|Dangerous Times in Bulgaria:
Bishop Eugene Bossilkov, C.P.
n 1940 Bulgaria joined the Axis in the Second World War. Four years later the Soviet Union invaded Bulgaria after the retreat of German troops and subjugated the country militarily, politically and ideologically. After the death of Bishop Theelen in 1946, Father Bossilkof was ordained Bishop of Nicopolis in 1947(cathedral at left). Churches faced a new round of difficulties from government laws drafted to destroy religion.
In 1948, Bishop Bossilkov received government permission to go to Rome for his "Ad limina" visit, where he was received by Pope Pius X11. He took the occasion to visit friends and companions in Holland. Then he returned to his diocese where he began a series of missions to prepare his people for the religious persecution they were certain to face. In 1949, the Apostolic Delegate to Bulgaria was expelled, and new steps were taken by the government to crush the Catholic Church and create a national church in its place. Laws were passed expelling all foreign missionaries, confiscating Church property and institutions, suppressing religious congregations and dispersing their members.
In 1950-51 the noose of persecution tightened until in 1952 mass arrests of church leaders began.

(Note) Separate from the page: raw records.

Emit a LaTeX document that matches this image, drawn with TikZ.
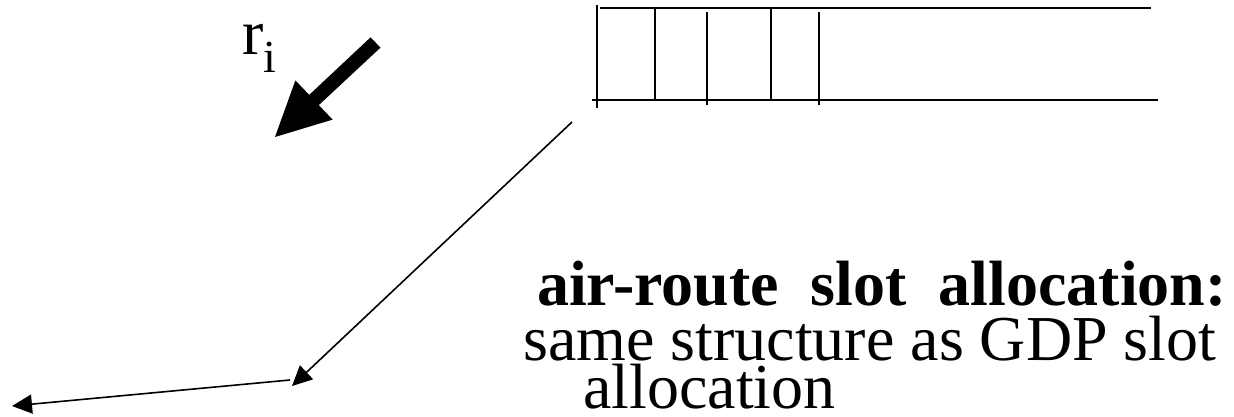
\documentclass[tikz,border=0pt]{standalone}
\usepackage{fontspec}
\setmainfont{Liberation Serif}
\usetikzlibrary{arrows.meta}
\begin{document}
\begin{tikzpicture}[x=1pt,y=-1pt,
  thin line/.style={line width=1.6pt},
  conn/.style={line width=1.6pt,-{Triangle[length=20pt,width=19pt]}},
  txt/.style={anchor=base west,inner sep=0pt,text height=44pt,text depth=0pt,
    font=\fontsize{64}{64}\selectfont}]
\useasboundingbox (0,0) rectangle (1234,417);
% slot table
\coordinate (tl) at (600,8);
\coordinate (tr) at (1151,8);
\coordinate (bl) at (592,100);
\coordinate (br) at (1158,100);
\draw[thin line] (tl) -- (tr);
\draw[thin line] (bl) -- (br);
\coordinate (v1a) at (597,5);   \coordinate (v1b) at (597,108);
\coordinate (v2a) at (655,8);   \coordinate (v2b) at (655,100);
\coordinate (v3a) at (707,12);  \coordinate (v3b) at (707,105);
\coordinate (v4a) at (771,8);   \coordinate (v4b) at (771,100);
\coordinate (v5a) at (819,12);  \coordinate (v5b) at (819,105);
\foreach \v in {1,...,5} \draw[thin line] (v\v a) -- (v\v b);
% r_i label and thick arrow
\node[txt,text height=40pt] (ri) at (242,55) {r\raisebox{-18pt}{\fontsize{46}{46}\selectfont i}};
\fill (380.5,47.6) -- (370.5,37.4) -- (309.2,94.9) -- (295.4,80.4) -- (275,137)
  -- (332.6,119.6) -- (318.8,105.1) -- cycle;
% connectors
\coordinate (a0) at (572,122);
\coordinate (a1) at (292,386);
\coordinate (a2) at (290,380);
\coordinate (a3) at (12,406);
\draw[conn] (a0) -- (a1);
\draw[conn] (a2) -- (a3);
% text
\node[txt,font=\fontsize{64}{64}\selectfont\bfseries] (t1) at (537,305) {air-route\ \ slot\ \ allocation:};
\node[txt] (t2) at (523,360) {same structure as GDP slot};
\node[txt] (t3) at (583,408) {allocation};
\end{tikzpicture}
\end{document}
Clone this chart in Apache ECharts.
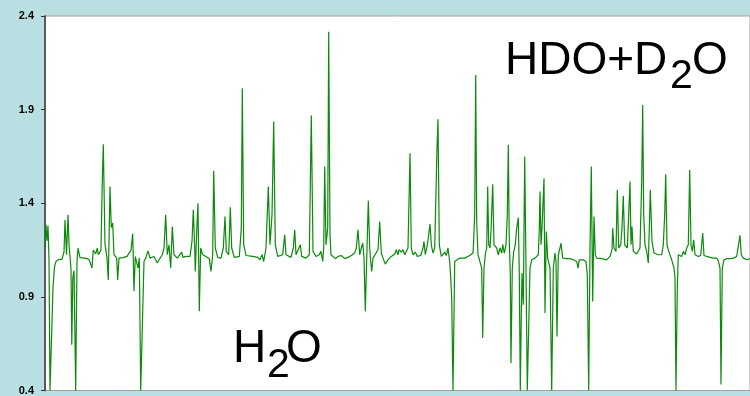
<!DOCTYPE html>
<html>
<head>
<meta charset="utf-8">
<script src="https://cdn.jsdelivr.net/npm/echarts@6/dist/echarts.min.js"></script>
<style>
  html, body { margin: 0; padding: 0; background: #b9dfe2; }
  #chart { width: 750px; height: 396px; }
</style>
</head>
<body>
<div id="chart"></div>
<script>
// spectrum channel positions (arbitrary units, 0 = left edge of plot)
var channel = [
  0, 1, 2, 3, 4, 5, 6.5, 8, 9.5, 11, 14, 17, 19, 20, 21.5, 23, 24, 26, 26.8, 27.8, 29, 30.7, 32, 33, 35, 37, 40, 44, 46, 47,
  48.3, 50.7, 52.3, 53.3, 56, 57.3, 58.3, 60, 62, 63.3, 65, 66.3, 67.7, 69, 71.7, 72.7, 74, 78, 82, 86, 87.7, 89, 90.3, 91.7,
  93, 94.3, 95.7, 97.3, 99, 100.7, 103, 105, 109, 112.3, 114, 117.3, 119, 120.7, 122.3, 124, 125.7, 127.3, 129, 132.3, 136.7, 138,
  141, 145, 147, 148.3, 149.7, 150.3, 151.7, 153, 154.3, 155.7, 157.7, 161, 164.3, 166, 167.7, 168.7, 170.3, 172.7, 176, 178.3,
  180, 181.3, 183.7, 185.3, 186.7, 189.3, 194.3, 196.3, 197.3, 198.7, 201, 207.7, 212.7, 215, 217, 218.7, 221, 223.3, 225, 227,
  228.7, 230.3, 232.7, 237.7, 239.7, 241, 246, 248.3, 249.7, 251, 253, 255.3, 256.7, 261, 264.3, 266.3, 268, 271, 274.3, 276,
  277.7, 278.7, 279.7, 281, 282.7, 283.7, 285, 286,
  287, 290.3, 293, 296.3, 299.7, 303, 306.3, 309.7, 311.3, 313, 314.7, 316.3, 317.7, 319, 320.3, 322, 323.3, 324.7, 325.7, 326.7,
  328, 329.7, 333, 334.7, 336.3, 338, 340.3, 343, 346.3, 349.7, 351.3, 353, 354, 356.3, 358, 359.7, 361.3, 363, 365, 366.3,
  368, 370.3, 372.3, 375.7, 378, 379, 380.3, 382.3, 383.7, 385, 386.3, 388, 389.7, 392, 393, 394.3, 396.3, 398, 399.7, 401.3,
  403, 404.7, 405.7, 406.7, 408, 409.7, 411.3, 414.7, 419.7, 424.7, 428,
  428.3, 429.7, 430.7, 431.7, 433, 435, 436.7, 437.7, 439, 440.3, 441.7, 442.7, 443.7, 445, 446, 447.7, 449, 451.7, 453.3, 455,
  456.7, 457.7, 459.3, 461, 462.3, 463.3, 464.3, 465.3, 466, 467.3, 468.7, 470.3, 471.7, 473.3, 474.3, 475.3, 476.3, 477, 478.3, 479.7,
  481, 482.3, 483.7, 485, 486.7, 490, 493.3, 494.3, 495, 496, 497, 499, 500, 501.3, 502.7, 505, 506.7, 508.3, 510, 511,
  512, 513.3, 515, 516, 517.7, 521.7, 525, 528.3, 531.7, 533, 534.3, 538.3, 541, 542.3, 543.7, 545, 546.3, 547.7, 549, 550.3,
  551.7, 556.7, 561.7, 563.3, 565, 567, 567.7, 569,
  571, 572.3, 573.7, 575.7, 577, 578.3, 579.7, 582.3, 583.7, 585, 586, 587, 588.3, 591.7, 595, 596.7, 597.7, 598.7, 600, 601.7,
  603.3, 604.3, 605.3, 607, 609, 613.3, 616.7, 618.3, 619.7, 620.7, 622, 623.7, 625, 626.7, 629, 630, 631, 632.3, 633.3, 635,
  636.7, 638.3, 640, 641.7, 643.3, 644.7, 646, 647.3, 648.7, 650, 653.3, 655.7, 657.7, 659, 661.7, 665, 668.3, 671.7, 673.3, 675,
  676, 677.3, 679, 681.7, 685, 688.3, 691.7, 693.7, 695, 696.3, 698.3, 701.7, 705
];
var signal = [
  1.16, 1.285, 1.2, 1.28, 1.1, 0.4, 0.4, 0.95, 1.06, 1.09, 1.1, 1.1, 1.14, 1.31, 1.125, 1.338, 1.18, 1.05, 0.645, 1.0, 1.04, 0.4, 1.09, 1.16, 1.11, 1.11, 1.107, 1.1, 1.1, 1.055,
  1.15, 1.13, 1.16, 1.125, 1.15, 1.52, 1.715, 1.18, 1.11, 0.99, 1.49, 1.27, 1.294, 1.125, 1.107, 0.99, 1.107, 1.11, 1.116, 1.15, 1.237, 0.93, 1.116, 1.125,
  1.054, 1.107, 0.4, 0.4, 1.09, 1.107, 1.146, 1.107, 1.116, 1.081, 1.098, 1.125, 1.161, 1.338, 1.125, 1.178, 1.054, 1.276, 1.125, 1.107, 1.139, 1.111,
  1.116, 1.116, 1.196, 1.365, 1.161, 1.036, 1.249, 1.4, 0.823, 1.161, 1.125, 1.116, 1.104, 1.036, 1.125, 1.573, 1.161, 1.111, 1.107, 1.161,
  1.329, 1.143, 1.125, 1.379, 1.161, 1.111, 1.116, 1.267, 2.014, 1.178, 1.121, 1.116, 1.111, 1.098, 1.125, 1.089, 1.161, 1.489, 1.178, 1.338,
  1.836, 1.178, 1.116, 1.125, 1.232, 1.125, 1.111, 1.161, 1.258, 1.125, 1.121, 1.178, 1.116, 1.107, 1.125, 1.868, 1.143, 1.116, 1.125, 1.143,
  1.089, 1.161, 1.596, 1.178, 1.267, 2.316, 1.23, 1.125,
  1.134, 1.104, 1.116, 1.121, 1.104, 1.111, 1.121, 1.134, 1.161, 1.258, 1.125, 1.161, 1.187, 1.107, 0.823, 1.161, 1.415, 1.161, 1.089, 1.036,
  1.107, 1.116, 1.152, 1.303, 1.134, 1.107, 1.075, 1.098, 1.116, 1.129, 1.152, 1.125, 1.152, 1.139, 1.152, 1.125, 1.125, 1.161, 1.667, 1.161,
  1.125, 1.139, 1.116, 1.121, 1.161, 1.196, 1.125, 1.178, 1.232, 1.289, 1.178, 1.134, 1.161, 1.694, 1.849, 1.178, 1.116, 1.107, 1.139, 1.121,
  1.161, 1.089, 1.001, 0.894, 0.4, 1.089, 1.098, 1.107, 1.107, 1.121, 1.134,
  1.161, 1.338, 2.085, 1.303, 1.125, 1.116, 1.054, 0.681, 1.054, 1.125, 1.161, 1.489, 1.178, 1.161, 1.249, 1.502, 1.178, 1.161, 1.125, 1.161,
  1.134, 1.18, 1.134, 1.178, 1.338, 1.712, 1.196, 1.018, 0.547, 1.054, 1.143, 1.178, 1.267, 1.324, 1.018, 0.4, 0.805, 1.027, 0.858, 1.649,
  1.054, 0.4, 0.4, 1.054, 1.098, 1.107, 1.125, 1.267, 1.463, 1.178, 1.267, 1.534, 0.814, 1.249, 1.107, 1.054, 0.4, 1.054, 1.134, 1.089,
  0.689, 1.125, 1.161, 1.187, 1.107, 1.104, 1.104, 1.098, 1.089, 1.054, 1.098, 1.098, 1.089, 1.018, 0.4, 1.161, 1.596, 0.876, 1.329, 1.125,
  1.107, 1.104, 1.098, 1.089, 1.116, 1.152, 1.267, 1.161,
  1.143, 1.472, 1.161, 1.178, 1.267, 1.44, 1.178, 1.161, 1.338, 1.516, 1.178, 1.276, 1.143, 1.129, 1.161, 1.516, 1.925, 1.338, 1.178, 1.143,
  1.081, 1.267, 1.472, 1.196, 1.134, 1.125, 1.125, 1.178, 1.338, 1.555, 1.178, 1.143, 1.152, 1.098, 1.054, 1.001, 0.4, 0.947, 1.125, 1.134,
  1.116, 1.143, 1.125, 1.161, 1.178, 1.578, 1.178, 1.143, 1.205, 1.125, 1.116, 1.121, 1.241, 1.121, 1.116, 1.111, 1.107, 1.107, 1.093, 1.054,
  0.432, 1.054, 1.098, 1.104, 1.104, 1.107, 1.116, 1.125, 1.228, 1.125, 1.107, 1.098, 1.104
];
var yTicks = [0.4, 0.9, 1.4, 1.9, 2.4];

var chart = echarts.init(document.getElementById('chart'));

var seriesData = channel.map(function (c, i) {
  return [c, signal[i]];
});

var labelFont = 'Liberation Sans, Arial, sans-serif';

var option = {
  animation: false,
  backgroundColor: '#b9dfe2',
  grid: {
    left: 45,
    right: -1,
    top: 16,
    bottom: 5,
    show: true,
    backgroundColor: '#ffffff',
    borderColor: '#a3a3a3',
    borderWidth: 1
  },
  xAxis: {
    type: 'value',
    min: 0,
    max: 705,
    axisLine: { show: false },
    axisTick: { show: false },
    axisLabel: { show: false },
    splitLine: { show: false }
  },
  yAxis: {
    type: 'value',
    min: yTicks[0],
    max: yTicks[yTicks.length - 1],
    interval: 0.5,
    axisLine: {
      show: true,
      lineStyle: { color: '#5a5a5a', width: 2 }
    },
    axisTick: {
      show: true,
      length: 4,
      lineStyle: { color: '#333', width: 1 }
    },
    axisLabel: {
      margin: 11,
      color: '#000',
      fontSize: 11,
      fontWeight: 'bold',
      fontFamily: labelFont,
      formatter: function (v) { return v.toFixed(1); }
    },
    splitLine: { show: false }
  },
  series: [{
    type: 'line',
    data: seriesData,
    showSymbol: false,
    symbol: 'none',
    lineStyle: { color: '#0b8a0b', width: 1.2 }
  }],
  graphic: [
    // HDO+D2O
    { type: 'text', left: 505, top: 38, style: { text: 'HDO+D', fontSize: 46, fontFamily: labelFont, fill: '#000' } },
    { type: 'text', left: 670, top: 56, style: { text: '2', fontSize: 41, fontFamily: labelFont, fill: '#000' } },
    { type: 'text', left: 692, top: 38, style: { text: 'O', fontSize: 46, fontFamily: labelFont, fill: '#000' } },
    // H2O
    { type: 'text', left: 233, top: 326, style: { text: 'H', fontSize: 46, fontFamily: labelFont, fill: '#000' } },
    { type: 'text', left: 267, top: 345, style: { text: '2', fontSize: 41, fontFamily: labelFont, fill: '#000' } },
    { type: 'text', left: 286, top: 326, style: { text: 'O', fontSize: 46, fontFamily: labelFont, fill: '#000' } }
  ]
};

chart.setOption(option);
</script>
</body>
</html>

Bishop Bossilkov was seized July 16, 1952, while on vacation at a house outside Sophia (right). Arrested at the same time as Bossilkov were 40 other priests, some religious and lay people. On August 8th, Father Fortunato Bakalski, superior of the Capuchin community of Sophia, was arrested.
Confined to prison in Sophia, Bishop Bossilkov was physically and mentally tortured to make a confession. On September 20, the party newspapers published accusations against him on their first page. A dummy trial was conducted from September 29th to October 3rd. A witness at the first courtroom session, K. Drenikov, described the scene.
On a large table there were "proofs" of guilt. There were two pistols, which were taken from the Catholic college in Sophia, where they were conserved as museum pieces. Also there was an old radio transmitter that, according to the judges, was used to transmit coded messages to foreign sources. Bosillkov was presented as "chief" of an subversive Catholic spy organization.
The trial ended with a guilty verdict.